Despite denials and efforts to paper over the cracks, all indications are that the East African Community is teetering on the edge of a precipice.
For the second time in under a month, a key meeting of the heads of state has been postponed.
While lack of quorum was advanced as the reason for the failure of the November 30 summit, the reasons for the indefinite suspension of the replacement summit scheduled for December 27, are less clear.
Even more intriguing, is that there has been no official communication to that effect, leading to much speculation, while Burundi, whose absence scuttled the November 30, meet had indicated it would this time round honour the December 27 meeting.
In the circumstances, what is not being said, is more indicative of the state of affairs in the Community.

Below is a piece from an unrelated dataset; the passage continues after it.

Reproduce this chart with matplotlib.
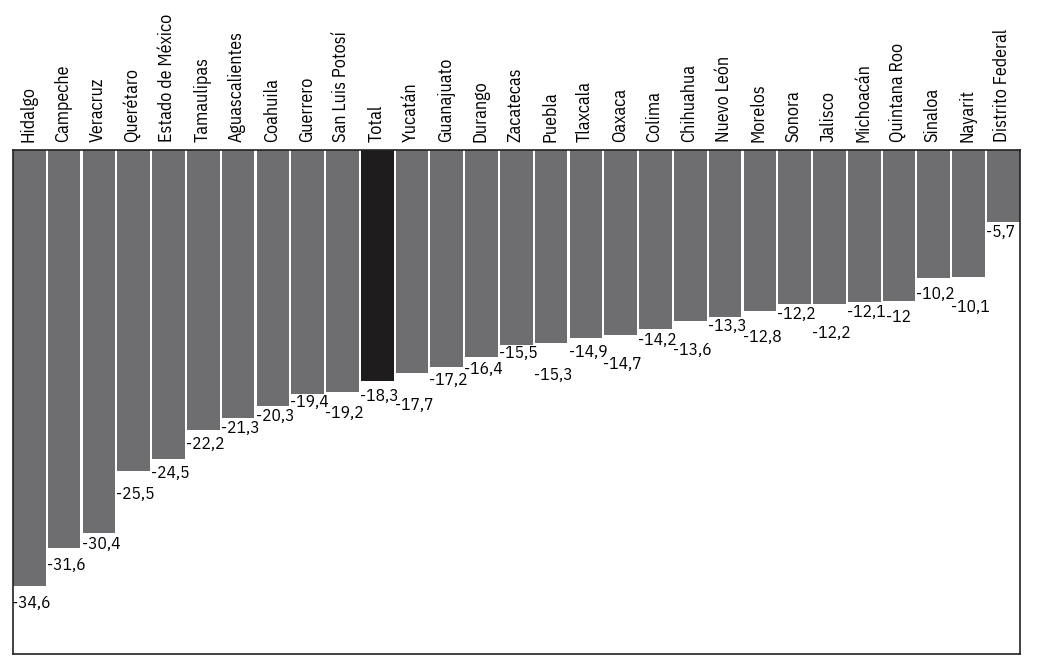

For example, while lack of quorum after Burundi was a no-show in Arusha, was officially given as the reason for failure of the November 30 summit, a hot exchange of missives between Ugandan President Yoweri Museveni and his Burundian counterpart Pierre Nkurunziza shows that there was a feeling in Bujumbura that the summit was deliberately skirting issues that are central to building trust between member states.

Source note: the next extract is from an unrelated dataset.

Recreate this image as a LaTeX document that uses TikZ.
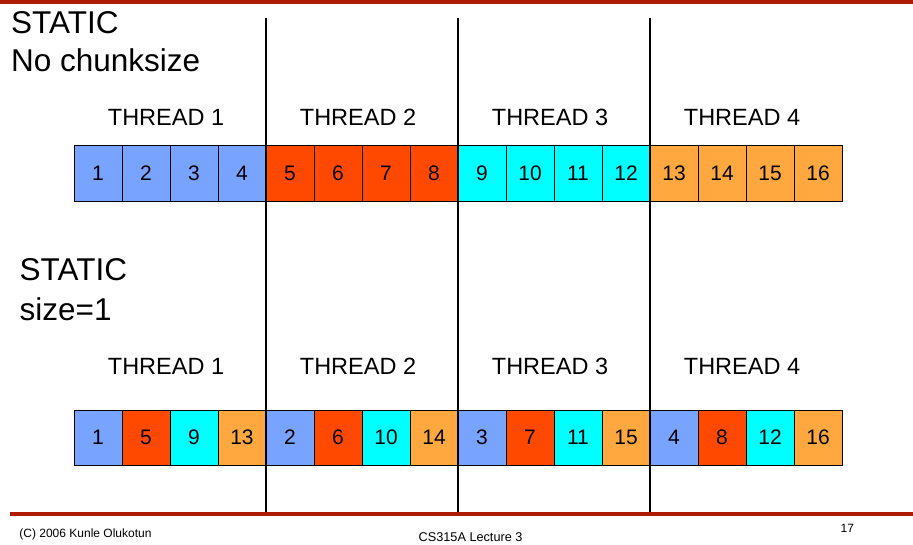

Bujumbura wanted its suspicion that Kigali was not entirely unconnected with political events in Burundi, put on the table for discussion.
In an attempt to defuse the tension, Rwanda, which was due to take over the rotation chairmanship, passed its slot to Kenya.
With hindsight, it is not surprising that there is no immediate arbiter of the current impasse.
Right from the late 1980s, when the idea of revival of the Community was first floated, the process has been driven by an elite club of rulers whose reading of interests has shaped the nature and structure of co-operation between member states.
Also, the issues that are now troubling the Community are the very ones that were pushed under the carpet because they were deemed sovereign or too political to be opened to supranational jurisdiction.
As is evident now, this was the Achilles heel of the new Community. The marginalisation of the mwananchi from the integration project has left it hostage to the mood swings of a few men who have no obligation to account to their citizens when matters stall.
Despite that, because they have enjoyed whatever benefits the co-operation has been able to deliver, and promise of what is possible, citizens’ expectations are high.
Ordinary East Africans don’t expect to hear that the Community has collapsed once again, because of personality clashes or asymmetric economic progress among member states.
Leaders, therefore, owe the ordinary citizen an explanation of why heads of state summits cannot take place as scheduled; why the border between Rwanda and Burundi remains closed to commerce and why they cannot use their national IDs to travel between all member states.
To arrest the current slide towards a second breakup, the leaders can do two things: First, break the elitist hold over the Community by giving civil institutions a frontline role in driving integration agenda; second, promote a uniform political culture by harmonising their Constitutions on key issues such as governance and basic rights.